UK battery startup Nyobolt raises $30M to disrupt EVs and warehouse robots with 5-minute charging tech

Nyobolt, a Cambridge-based battery tech startup, has raised $30 million in fresh funding to push beyond its current focus on autonomous warehouse robots and move into heavier sectors like electric vehicles and high-demand industrial use cases.
The round was led by IQ Capital and Latitude (LocalGlobe’s sister fund), with participation from strategic players including Scania Invest—Volkswagen’s truck arm—and Takasago Industry. This brings the company’s total funding to $100 million.
Nyobolt has built its name around energy storage systems that charge in minutes. Until now, the company has focused largely on autonomous warehouse robots that work nonstop and need near-zero downtime. CEO Sai Shivareddy said that the segment offered a rare advantage.
“We’ve been focused on this market because there’s pretty much no competition,” Nyobolt CEO Sai Shivareddy told Reuters.

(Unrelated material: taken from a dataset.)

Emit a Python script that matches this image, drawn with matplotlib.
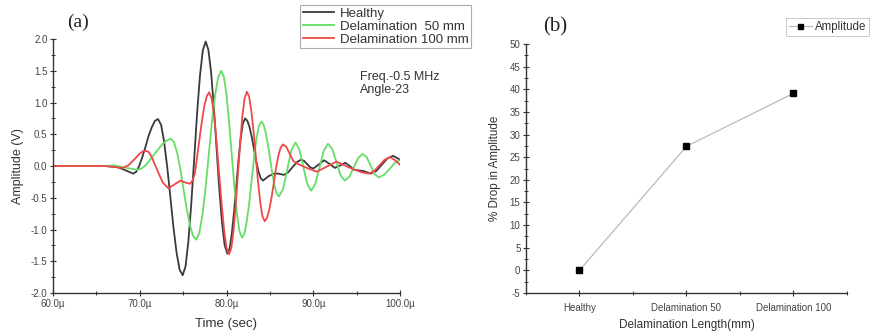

From Warehouses to EVs: Nyobolt Raises $30M to Scale Fast-Charging Battery Tech
The latest round will be used to grow the team, move into new markets like EVs and AI data centers, and double down on its core tech.
“The world is experiencing an unprecedented demand for power, not only to decarbonise heavy industries but to provide enough resources to handle the surge in AI infrastructure. The energy status quo can’t and shouldn’t sustain these demands. Our vertically integrated technology is already positively impacting customers, enabling them to experience stable, fast charge solutions when they need them the most. I’m delighted to have the confidence of our customers and investors as we further strengthen our mission to push the boundaries of ultra-high-power solutions,” Nyobolt co-founder and CEO Sai Shivareddy said.
Nyobolt’s pitch is simple: faster charging, lower downtime, better energy density. The company claims its batteries deliver up to 20x more power than conventional options while using fewer raw materials. That’s an increasingly attractive combo as industries face pressure to cut emissions while keeping things running around the clock.
Its proprietary anode material—developed from deep research into cell chemistry—is what sets Nyobolt apart. The company says its batteries can charge from 10% to 80% in under five minutes, with no performance drop-off over time. Last year, it proved that in a real-world track test using an EV.
Now, Nyobolt is in discussions with eight major automakers about embedding its fast-charging tech into their next-gen platforms. Shivareddy says this tech isn’t years away from reality. “This is totally possible for mainstream, high-volume models within the next three to five years,” he said. “We stand uniquely positioned to partner with anybody and everybody who wants to build these systems at scale.”
Unlike some of its peers, Nyobolt doesn’t plan to manufacture batteries itself. Instead, it’s betting on licensing the tech to bigger players.
The company finished 2024 with $9 million in revenue and claims to have already locked in $150 million worth of contracts. As demand surges across AI, heavy-duty transport, and data centers—some of which now lose up to $9,000 per minute during outages—Nyobolt is developing next-gen systems that can handle the 10x power requirements that new GPU-based infrastructure demands.
The data center sector alone is expected to hit $500 billion within five years. If Nyobolt delivers on its promises, it might not just be an EV battery company anymore—it could become the quiet force behind the infrastructure keeping everything else going.